__Materials provided__.
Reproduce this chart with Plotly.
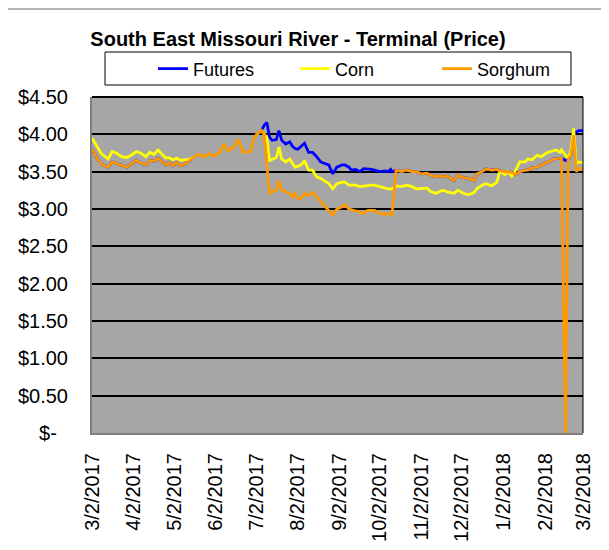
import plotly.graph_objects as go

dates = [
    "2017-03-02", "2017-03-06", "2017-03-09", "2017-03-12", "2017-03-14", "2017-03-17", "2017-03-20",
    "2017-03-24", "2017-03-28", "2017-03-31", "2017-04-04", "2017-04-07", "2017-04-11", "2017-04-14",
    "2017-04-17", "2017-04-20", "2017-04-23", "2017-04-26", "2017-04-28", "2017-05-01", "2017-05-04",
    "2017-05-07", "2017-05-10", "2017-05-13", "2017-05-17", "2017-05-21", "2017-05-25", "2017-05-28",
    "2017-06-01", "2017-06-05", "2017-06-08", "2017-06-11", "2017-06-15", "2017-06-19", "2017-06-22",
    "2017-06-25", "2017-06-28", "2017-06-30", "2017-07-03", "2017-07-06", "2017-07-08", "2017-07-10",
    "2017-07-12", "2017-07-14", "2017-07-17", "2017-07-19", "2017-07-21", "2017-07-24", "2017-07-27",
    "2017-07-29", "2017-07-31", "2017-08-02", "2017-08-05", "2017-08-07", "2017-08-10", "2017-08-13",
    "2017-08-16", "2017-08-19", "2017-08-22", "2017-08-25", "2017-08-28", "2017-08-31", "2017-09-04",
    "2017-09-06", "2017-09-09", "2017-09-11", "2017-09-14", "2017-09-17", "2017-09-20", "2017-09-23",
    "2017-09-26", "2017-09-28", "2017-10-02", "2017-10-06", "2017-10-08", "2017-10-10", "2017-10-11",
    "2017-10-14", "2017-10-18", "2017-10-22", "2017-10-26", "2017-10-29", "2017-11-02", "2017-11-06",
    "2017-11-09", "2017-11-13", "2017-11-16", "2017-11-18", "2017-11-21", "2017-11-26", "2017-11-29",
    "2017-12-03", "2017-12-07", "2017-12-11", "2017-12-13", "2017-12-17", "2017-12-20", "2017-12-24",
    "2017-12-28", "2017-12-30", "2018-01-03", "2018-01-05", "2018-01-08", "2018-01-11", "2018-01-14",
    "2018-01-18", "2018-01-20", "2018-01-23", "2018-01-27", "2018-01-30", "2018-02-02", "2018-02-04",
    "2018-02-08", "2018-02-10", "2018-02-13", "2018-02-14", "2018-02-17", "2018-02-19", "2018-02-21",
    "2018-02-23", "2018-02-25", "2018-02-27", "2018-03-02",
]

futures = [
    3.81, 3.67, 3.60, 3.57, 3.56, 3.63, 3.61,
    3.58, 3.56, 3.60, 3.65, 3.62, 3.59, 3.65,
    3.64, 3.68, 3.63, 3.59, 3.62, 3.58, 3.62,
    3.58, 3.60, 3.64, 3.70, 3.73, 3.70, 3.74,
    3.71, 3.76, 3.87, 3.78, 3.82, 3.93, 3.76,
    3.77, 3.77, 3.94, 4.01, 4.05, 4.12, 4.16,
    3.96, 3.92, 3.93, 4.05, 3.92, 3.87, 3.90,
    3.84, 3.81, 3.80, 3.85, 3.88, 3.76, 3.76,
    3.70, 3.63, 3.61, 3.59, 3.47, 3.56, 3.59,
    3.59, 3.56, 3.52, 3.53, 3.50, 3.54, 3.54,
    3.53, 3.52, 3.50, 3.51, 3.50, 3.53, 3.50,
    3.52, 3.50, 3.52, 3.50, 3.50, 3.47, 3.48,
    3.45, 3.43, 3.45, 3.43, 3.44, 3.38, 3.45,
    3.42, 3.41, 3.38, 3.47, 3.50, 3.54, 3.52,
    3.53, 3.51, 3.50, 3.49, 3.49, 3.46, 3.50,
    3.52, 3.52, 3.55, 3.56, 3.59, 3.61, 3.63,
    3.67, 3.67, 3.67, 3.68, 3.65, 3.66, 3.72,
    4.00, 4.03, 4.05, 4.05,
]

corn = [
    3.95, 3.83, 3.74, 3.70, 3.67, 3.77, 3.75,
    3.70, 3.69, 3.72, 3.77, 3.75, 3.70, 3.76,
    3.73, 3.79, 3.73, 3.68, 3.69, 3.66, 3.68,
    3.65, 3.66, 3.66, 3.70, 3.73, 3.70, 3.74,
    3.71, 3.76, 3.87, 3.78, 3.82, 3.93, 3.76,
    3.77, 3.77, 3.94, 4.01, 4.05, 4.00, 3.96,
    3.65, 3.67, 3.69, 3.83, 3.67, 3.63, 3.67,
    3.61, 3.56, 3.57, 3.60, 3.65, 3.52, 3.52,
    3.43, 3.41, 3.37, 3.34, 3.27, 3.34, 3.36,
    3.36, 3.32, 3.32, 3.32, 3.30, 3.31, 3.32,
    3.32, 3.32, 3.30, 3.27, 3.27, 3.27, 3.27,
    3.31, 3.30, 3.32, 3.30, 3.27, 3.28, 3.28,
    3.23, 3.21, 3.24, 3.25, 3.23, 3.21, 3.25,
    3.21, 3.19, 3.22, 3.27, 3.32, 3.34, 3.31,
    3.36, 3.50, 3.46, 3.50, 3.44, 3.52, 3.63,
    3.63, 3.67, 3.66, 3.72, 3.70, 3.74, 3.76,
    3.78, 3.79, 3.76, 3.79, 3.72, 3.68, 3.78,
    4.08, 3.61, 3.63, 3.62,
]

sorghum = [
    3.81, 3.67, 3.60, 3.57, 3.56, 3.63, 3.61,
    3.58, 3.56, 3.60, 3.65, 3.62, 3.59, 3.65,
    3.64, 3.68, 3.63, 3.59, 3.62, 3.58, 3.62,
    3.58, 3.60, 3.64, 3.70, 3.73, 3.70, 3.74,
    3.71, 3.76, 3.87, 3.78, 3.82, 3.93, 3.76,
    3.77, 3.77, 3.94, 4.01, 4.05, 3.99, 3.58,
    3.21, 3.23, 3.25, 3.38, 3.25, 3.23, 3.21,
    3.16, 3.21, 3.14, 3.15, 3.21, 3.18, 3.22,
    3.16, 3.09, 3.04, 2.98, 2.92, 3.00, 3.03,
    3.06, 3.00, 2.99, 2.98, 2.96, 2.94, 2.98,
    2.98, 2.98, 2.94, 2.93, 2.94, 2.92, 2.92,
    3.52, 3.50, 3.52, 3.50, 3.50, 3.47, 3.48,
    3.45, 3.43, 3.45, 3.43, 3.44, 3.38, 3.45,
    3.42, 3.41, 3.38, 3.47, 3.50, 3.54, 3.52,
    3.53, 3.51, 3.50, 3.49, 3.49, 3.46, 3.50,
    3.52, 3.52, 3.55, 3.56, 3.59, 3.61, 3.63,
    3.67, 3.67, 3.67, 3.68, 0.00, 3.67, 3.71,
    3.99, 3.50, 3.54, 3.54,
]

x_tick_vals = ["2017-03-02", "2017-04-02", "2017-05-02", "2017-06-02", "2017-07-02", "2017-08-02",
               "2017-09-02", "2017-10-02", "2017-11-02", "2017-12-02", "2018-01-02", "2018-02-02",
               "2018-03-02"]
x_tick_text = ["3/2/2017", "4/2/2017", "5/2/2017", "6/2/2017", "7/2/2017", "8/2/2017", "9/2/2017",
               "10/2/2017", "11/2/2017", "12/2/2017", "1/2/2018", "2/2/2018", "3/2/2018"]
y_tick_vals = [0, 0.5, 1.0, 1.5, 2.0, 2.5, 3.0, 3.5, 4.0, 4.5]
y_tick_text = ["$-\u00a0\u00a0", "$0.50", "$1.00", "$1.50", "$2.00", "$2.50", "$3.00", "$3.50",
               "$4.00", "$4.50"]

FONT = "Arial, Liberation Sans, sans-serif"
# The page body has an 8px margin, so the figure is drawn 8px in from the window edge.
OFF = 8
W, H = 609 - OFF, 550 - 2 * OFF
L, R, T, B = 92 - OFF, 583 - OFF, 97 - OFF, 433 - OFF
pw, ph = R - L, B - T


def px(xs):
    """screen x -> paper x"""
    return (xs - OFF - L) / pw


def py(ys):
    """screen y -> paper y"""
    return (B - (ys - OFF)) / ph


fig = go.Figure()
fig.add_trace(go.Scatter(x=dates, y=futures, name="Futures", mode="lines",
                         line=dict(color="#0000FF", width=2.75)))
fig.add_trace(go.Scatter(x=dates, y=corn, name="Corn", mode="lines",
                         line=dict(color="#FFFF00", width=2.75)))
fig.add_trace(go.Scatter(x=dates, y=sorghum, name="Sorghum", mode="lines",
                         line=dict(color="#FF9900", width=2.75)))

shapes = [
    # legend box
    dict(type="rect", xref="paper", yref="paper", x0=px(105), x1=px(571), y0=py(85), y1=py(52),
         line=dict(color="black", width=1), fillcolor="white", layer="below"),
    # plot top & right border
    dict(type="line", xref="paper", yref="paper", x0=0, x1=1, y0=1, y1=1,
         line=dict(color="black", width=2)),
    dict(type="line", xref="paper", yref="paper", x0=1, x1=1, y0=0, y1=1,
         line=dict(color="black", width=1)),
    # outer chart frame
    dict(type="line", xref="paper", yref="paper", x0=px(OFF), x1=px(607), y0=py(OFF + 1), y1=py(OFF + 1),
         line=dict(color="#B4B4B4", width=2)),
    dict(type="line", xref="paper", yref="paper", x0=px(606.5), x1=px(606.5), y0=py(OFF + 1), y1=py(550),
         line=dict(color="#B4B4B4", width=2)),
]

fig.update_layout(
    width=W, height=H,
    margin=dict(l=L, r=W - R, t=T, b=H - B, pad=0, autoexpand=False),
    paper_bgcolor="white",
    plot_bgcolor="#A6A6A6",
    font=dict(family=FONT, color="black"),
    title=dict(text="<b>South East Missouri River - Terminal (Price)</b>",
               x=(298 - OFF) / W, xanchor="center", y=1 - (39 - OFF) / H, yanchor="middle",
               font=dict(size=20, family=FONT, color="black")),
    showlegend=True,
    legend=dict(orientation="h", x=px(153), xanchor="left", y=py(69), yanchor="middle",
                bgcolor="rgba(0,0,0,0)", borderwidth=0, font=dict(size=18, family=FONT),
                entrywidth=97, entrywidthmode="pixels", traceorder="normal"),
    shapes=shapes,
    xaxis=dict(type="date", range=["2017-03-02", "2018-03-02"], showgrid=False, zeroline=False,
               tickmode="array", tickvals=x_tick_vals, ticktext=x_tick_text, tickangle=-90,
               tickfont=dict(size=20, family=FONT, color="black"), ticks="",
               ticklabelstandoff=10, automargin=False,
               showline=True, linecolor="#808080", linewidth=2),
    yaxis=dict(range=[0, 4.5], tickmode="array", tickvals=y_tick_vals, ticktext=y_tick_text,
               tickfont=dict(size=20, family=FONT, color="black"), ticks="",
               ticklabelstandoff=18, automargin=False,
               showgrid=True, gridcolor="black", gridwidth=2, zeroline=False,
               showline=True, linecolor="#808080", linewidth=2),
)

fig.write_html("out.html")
--
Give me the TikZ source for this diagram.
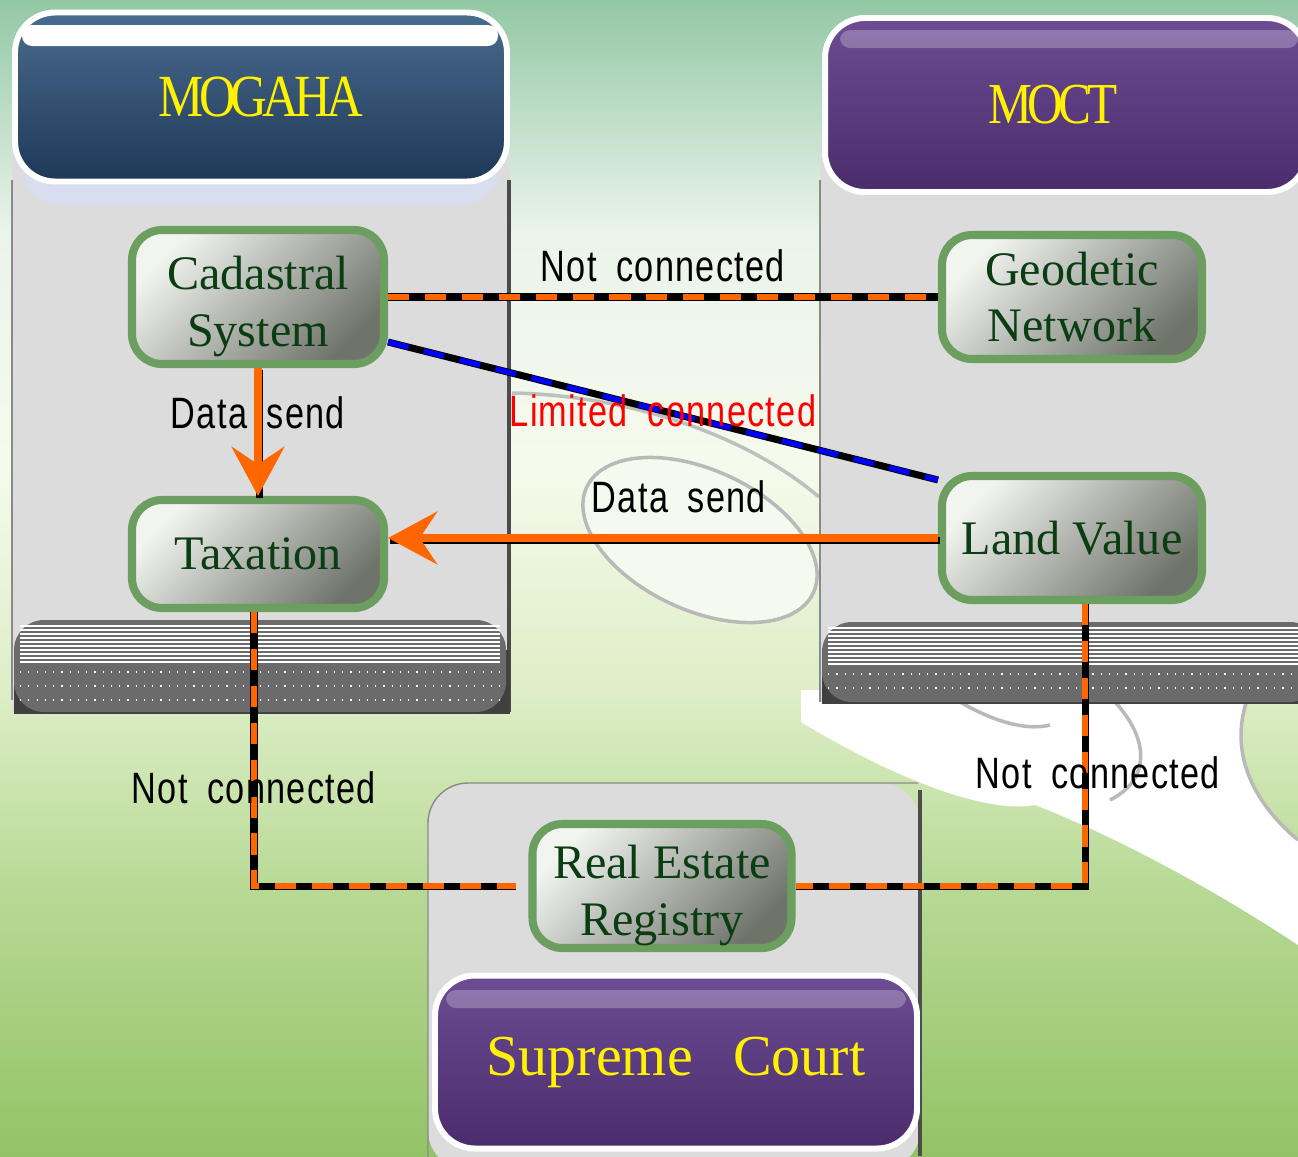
...
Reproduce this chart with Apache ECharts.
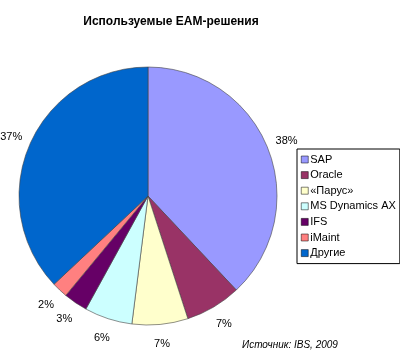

__Exercise instructions__.
Give again, exactly as written above, every line from the one holding "Reproduce this chart with Plotly." to the one holding "import plotly.graph_objects as go", with both ends kept and the pictures left out.

__Exercise solution__.
Reproduce this chart with Plotly.
import plotly.graph_objects as go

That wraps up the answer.